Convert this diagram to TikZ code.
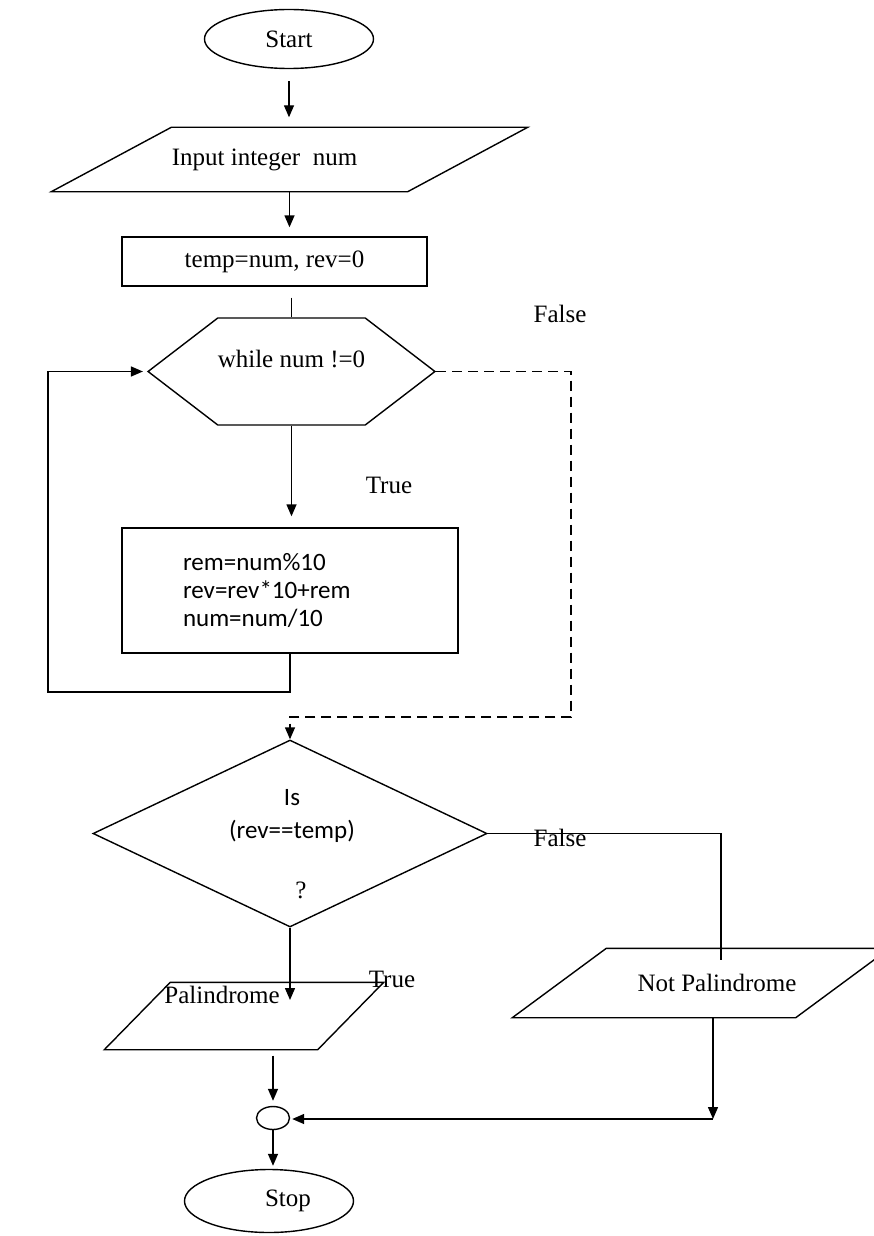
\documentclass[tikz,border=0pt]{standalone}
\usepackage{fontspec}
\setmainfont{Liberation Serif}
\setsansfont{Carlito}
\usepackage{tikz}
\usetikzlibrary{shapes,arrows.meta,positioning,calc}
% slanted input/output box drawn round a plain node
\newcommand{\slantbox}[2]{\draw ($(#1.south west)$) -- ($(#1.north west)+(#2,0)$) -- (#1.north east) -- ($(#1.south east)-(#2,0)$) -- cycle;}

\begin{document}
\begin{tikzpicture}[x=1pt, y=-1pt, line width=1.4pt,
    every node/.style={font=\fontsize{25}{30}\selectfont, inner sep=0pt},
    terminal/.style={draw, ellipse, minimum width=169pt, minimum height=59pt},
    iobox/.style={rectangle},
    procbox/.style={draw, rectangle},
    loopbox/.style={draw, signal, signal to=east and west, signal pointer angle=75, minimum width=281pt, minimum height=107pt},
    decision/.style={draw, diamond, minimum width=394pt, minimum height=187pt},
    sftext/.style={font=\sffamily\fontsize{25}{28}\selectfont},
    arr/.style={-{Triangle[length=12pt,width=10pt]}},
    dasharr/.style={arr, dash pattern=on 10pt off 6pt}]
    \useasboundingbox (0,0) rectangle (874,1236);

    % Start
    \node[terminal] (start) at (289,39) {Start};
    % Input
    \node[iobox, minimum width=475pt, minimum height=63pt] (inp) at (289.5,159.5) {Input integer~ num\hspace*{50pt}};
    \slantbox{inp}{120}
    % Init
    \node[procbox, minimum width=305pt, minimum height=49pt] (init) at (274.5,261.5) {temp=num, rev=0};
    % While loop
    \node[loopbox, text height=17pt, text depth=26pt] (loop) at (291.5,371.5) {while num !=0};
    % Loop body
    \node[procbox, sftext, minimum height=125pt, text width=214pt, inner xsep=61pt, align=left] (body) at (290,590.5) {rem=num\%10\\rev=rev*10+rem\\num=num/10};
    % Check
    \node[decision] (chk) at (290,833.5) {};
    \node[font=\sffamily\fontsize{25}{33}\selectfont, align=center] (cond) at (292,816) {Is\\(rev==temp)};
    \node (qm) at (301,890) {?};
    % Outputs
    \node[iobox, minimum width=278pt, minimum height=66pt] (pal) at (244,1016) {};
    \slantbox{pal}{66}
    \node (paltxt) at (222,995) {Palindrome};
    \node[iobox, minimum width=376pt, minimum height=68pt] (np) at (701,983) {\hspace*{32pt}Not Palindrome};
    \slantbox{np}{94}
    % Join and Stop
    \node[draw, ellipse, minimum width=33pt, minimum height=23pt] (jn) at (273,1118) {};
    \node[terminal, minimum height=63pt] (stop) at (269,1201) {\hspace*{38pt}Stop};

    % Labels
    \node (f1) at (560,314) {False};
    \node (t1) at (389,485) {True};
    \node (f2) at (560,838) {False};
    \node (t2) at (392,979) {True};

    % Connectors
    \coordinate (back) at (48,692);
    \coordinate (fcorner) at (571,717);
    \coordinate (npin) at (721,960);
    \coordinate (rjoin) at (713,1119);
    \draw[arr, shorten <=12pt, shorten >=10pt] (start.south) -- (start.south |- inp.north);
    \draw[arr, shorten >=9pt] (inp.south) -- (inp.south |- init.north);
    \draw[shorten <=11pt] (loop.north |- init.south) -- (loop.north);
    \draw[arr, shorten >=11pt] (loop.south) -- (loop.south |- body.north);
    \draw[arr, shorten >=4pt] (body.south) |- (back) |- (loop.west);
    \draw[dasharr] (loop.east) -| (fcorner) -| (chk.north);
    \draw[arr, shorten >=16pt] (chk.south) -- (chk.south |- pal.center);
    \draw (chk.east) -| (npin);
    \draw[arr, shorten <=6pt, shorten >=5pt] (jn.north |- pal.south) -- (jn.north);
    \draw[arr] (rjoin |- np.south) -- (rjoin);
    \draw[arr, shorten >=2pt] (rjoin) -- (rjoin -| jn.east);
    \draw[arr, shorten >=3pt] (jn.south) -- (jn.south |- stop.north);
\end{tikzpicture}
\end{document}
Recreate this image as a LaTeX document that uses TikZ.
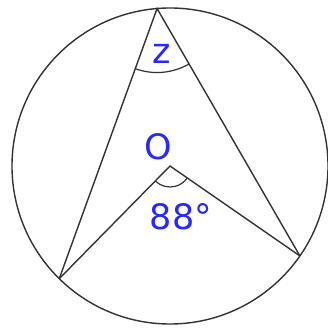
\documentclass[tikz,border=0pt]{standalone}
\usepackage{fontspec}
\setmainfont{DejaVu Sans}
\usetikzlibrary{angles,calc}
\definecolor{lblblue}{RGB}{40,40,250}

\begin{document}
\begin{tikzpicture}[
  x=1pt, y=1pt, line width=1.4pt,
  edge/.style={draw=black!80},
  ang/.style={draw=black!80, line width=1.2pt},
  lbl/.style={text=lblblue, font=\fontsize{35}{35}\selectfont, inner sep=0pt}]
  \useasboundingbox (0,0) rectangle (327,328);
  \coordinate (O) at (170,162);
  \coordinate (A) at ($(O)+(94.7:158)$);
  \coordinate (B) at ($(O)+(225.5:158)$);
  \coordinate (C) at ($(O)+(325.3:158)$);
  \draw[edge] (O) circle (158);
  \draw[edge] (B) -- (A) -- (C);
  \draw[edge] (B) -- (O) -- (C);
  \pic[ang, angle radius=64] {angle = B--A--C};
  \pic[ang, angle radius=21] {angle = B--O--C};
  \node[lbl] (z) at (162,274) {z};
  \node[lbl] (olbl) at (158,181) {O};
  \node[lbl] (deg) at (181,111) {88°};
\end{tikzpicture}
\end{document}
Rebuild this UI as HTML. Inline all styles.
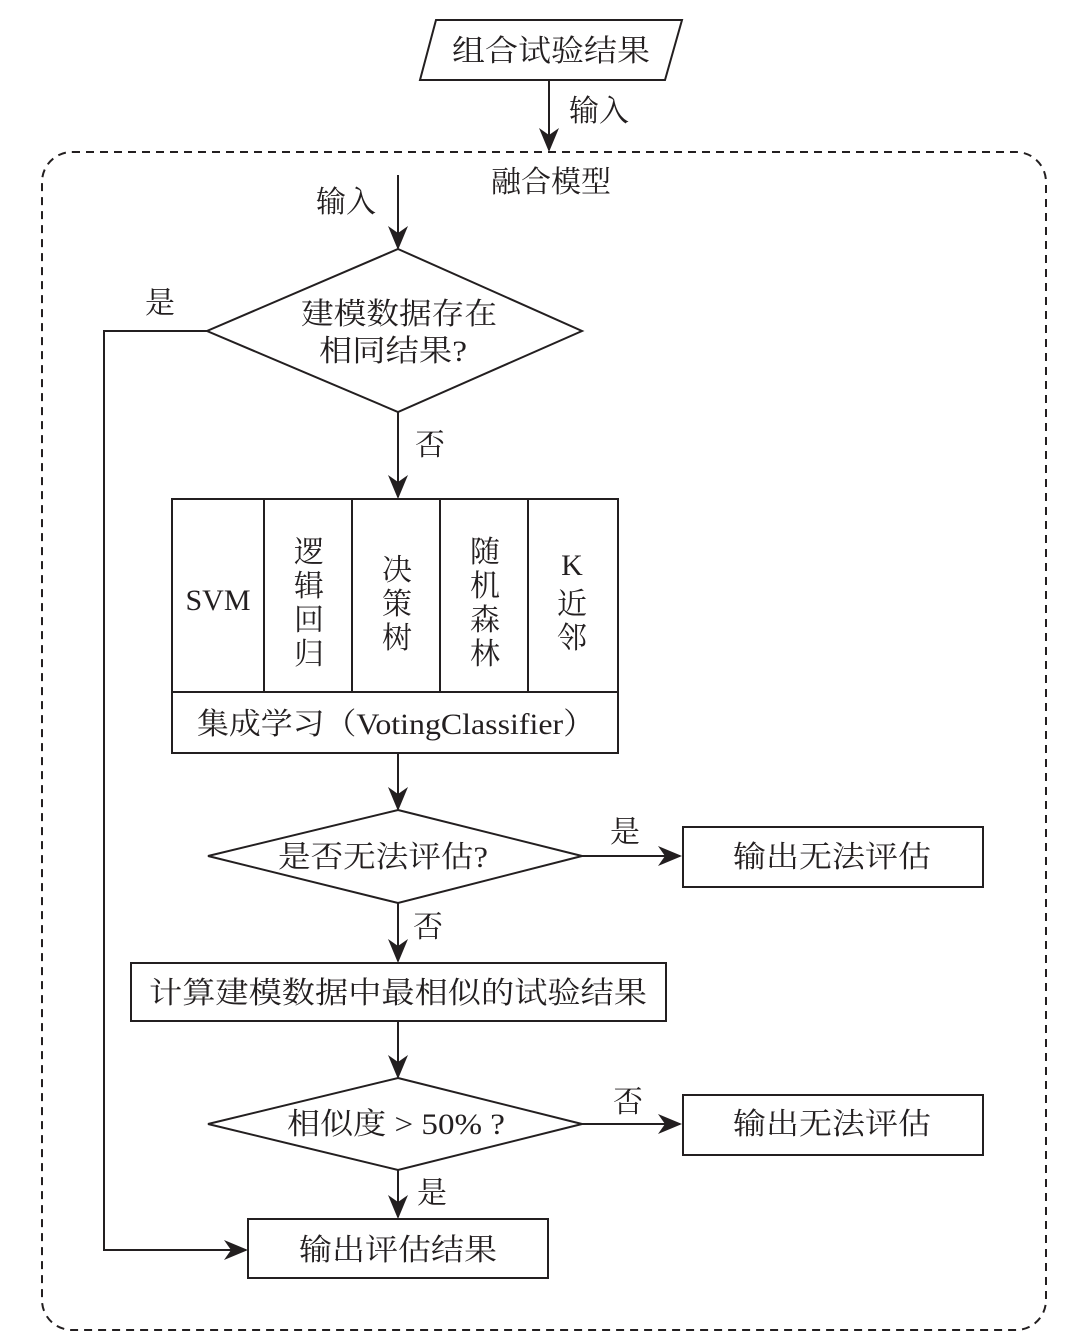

# # # # #

* Your goal
Repeat the records above exactly, omitting every picture.

* Worked answer
Convert this diagram to TikZ code.
\documentclass[tikz,border=0pt]{standalone}
\usepackage{fontspec}
\setmainfont{Liberation Serif}
\setsansfont{Carlito}
\usepackage{tikz}
\usetikzlibrary{shapes,arrows.meta,positioning,calc}
% slanted input/output box drawn round a plain node
\newcommand{\slantbox}[2]{\draw ($(#1.south west)$) -- ($(#1.north west)+(#2,0)$) -- (#1.north east) -- ($(#1.south east)-(#2,0)$) -- cycle;}

\begin{document}
\begin{tikzpicture}[x=1pt, y=-1pt, line width=1.4pt,
    every node/.style={font=\fontsize{25}{30}\selectfont, inner sep=0pt},
    terminal/.style={draw, ellipse, minimum width=169pt, minimum height=59pt},
    iobox/.style={rectangle},
    procbox/.style={draw, rectangle},
    loopbox/.style={draw, signal, signal to=east and west, signal pointer angle=75, minimum width=281pt, minimum height=107pt},
    decision/.style={draw, diamond, minimum width=394pt, minimum height=187pt},
    sftext/.style={font=\sffamily\fontsize{25}{28}\selectfont},
    arr/.style={-{Triangle[length=12pt,width=10pt]}},
    dasharr/.style={arr, dash pattern=on 10pt off 6pt}]
    \useasboundingbox (0,0) rectangle (874,1236);

    % Start
    \node[terminal] (start) at (289,39) {Start};
    % Input
    \node[iobox, minimum width=475pt, minimum height=63pt] (inp) at (289.5,159.5) {Input integer~ num\hspace*{50pt}};
    \slantbox{inp}{120}
    % Init
    \node[procbox, minimum width=305pt, minimum height=49pt] (init) at (274.5,261.5) {temp=num, rev=0};
    % While loop
    \node[loopbox, text height=17pt, text depth=26pt] (loop) at (291.5,371.5) {while num !=0};
    % Loop body
    \node[procbox, sftext, minimum height=125pt, text width=214pt, inner xsep=61pt, align=left] (body) at (290,590.5) {rem=num\%10\\rev=rev*10+rem\\num=num/10};
    % Check
    \node[decision] (chk) at (290,833.5) {};
    \node[font=\sffamily\fontsize{25}{33}\selectfont, align=center] (cond) at (292,816) {Is\\(rev==temp)};
    \node (qm) at (301,890) {?};
    % Outputs
    \node[iobox, minimum width=278pt, minimum height=66pt] (pal) at (244,1016) {};
    \slantbox{pal}{66}
    \node (paltxt) at (222,995) {Palindrome};
    \node[iobox, minimum width=376pt, minimum height=68pt] (np) at (701,983) {\hspace*{32pt}Not Palindrome};
    \slantbox{np}{94}
    % Join and Stop
    \node[draw, ellipse, minimum width=33pt, minimum height=23pt] (jn) at (273,1118) {};
    \node[terminal, minimum height=63pt] (stop) at (269,1201) {\hspace*{38pt}Stop};

    % Labels
    \node (f1) at (560,314) {False};
    \node (t1) at (389,485) {True};
    \node (f2) at (560,838) {False};
    \node (t2) at (392,979) {True};

    % Connectors
    \coordinate (back) at (48,692);
    \coordinate (fcorner) at (571,717);
    \coordinate (npin) at (721,960);
    \coordinate (rjoin) at (713,1119);
    \draw[arr, shorten <=12pt, shorten >=10pt] (start.south) -- (start.south |- inp.north);
    \draw[arr, shorten >=9pt] (inp.south) -- (inp.south |- init.north);
    \draw[shorten <=11pt] (loop.north |- init.south) -- (loop.north);
    \draw[arr, shorten >=11pt] (loop.south) -- (loop.south |- body.north);
    \draw[arr, shorten >=4pt] (body.south) |- (back) |- (loop.west);
    \draw[dasharr] (loop.east) -| (fcorner) -| (chk.north);
    \draw[arr, shorten >=16pt] (chk.south) -- (chk.south |- pal.center);
    \draw (chk.east) -| (npin);
    \draw[arr, shorten <=6pt, shorten >=5pt] (jn.north |- pal.south) -- (jn.north);
    \draw[arr] (rjoin |- np.south) -- (rjoin);
    \draw[arr, shorten >=2pt] (rjoin) -- (rjoin -| jn.east);
    \draw[arr, shorten >=3pt] (jn.south) -- (jn.south |- stop.north);
\end{tikzpicture}
\end{document}
Recreate this image as a LaTeX document that uses TikZ.
\documentclass[tikz,border=0pt]{standalone}
\usepackage{fontspec}
\setmainfont{DejaVu Sans}
\usetikzlibrary{angles,calc}
\definecolor{lblblue}{RGB}{40,40,250}

\begin{document}
\begin{tikzpicture}[
  x=1pt, y=1pt, line width=1.4pt,
  edge/.style={draw=black!80},
  ang/.style={draw=black!80, line width=1.2pt},
  lbl/.style={text=lblblue, font=\fontsize{35}{35}\selectfont, inner sep=0pt}]
  \useasboundingbox (0,0) rectangle (327,328);
  \coordinate (O) at (170,162);
  \coordinate (A) at ($(O)+(94.7:158)$);
  \coordinate (B) at ($(O)+(225.5:158)$);
  \coordinate (C) at ($(O)+(325.3:158)$);
  \draw[edge] (O) circle (158);
  \draw[edge] (B) -- (A) -- (C);
  \draw[edge] (B) -- (O) -- (C);
  \pic[ang, angle radius=64] {angle = B--A--C};
  \pic[ang, angle radius=21] {angle = B--O--C};
  \node[lbl] (z) at (162,274) {z};
  \node[lbl] (olbl) at (158,181) {O};
  \node[lbl] (deg) at (181,111) {88°};
\end{tikzpicture}
\end{document}
Rebuild this UI as HTML. Inline all styles.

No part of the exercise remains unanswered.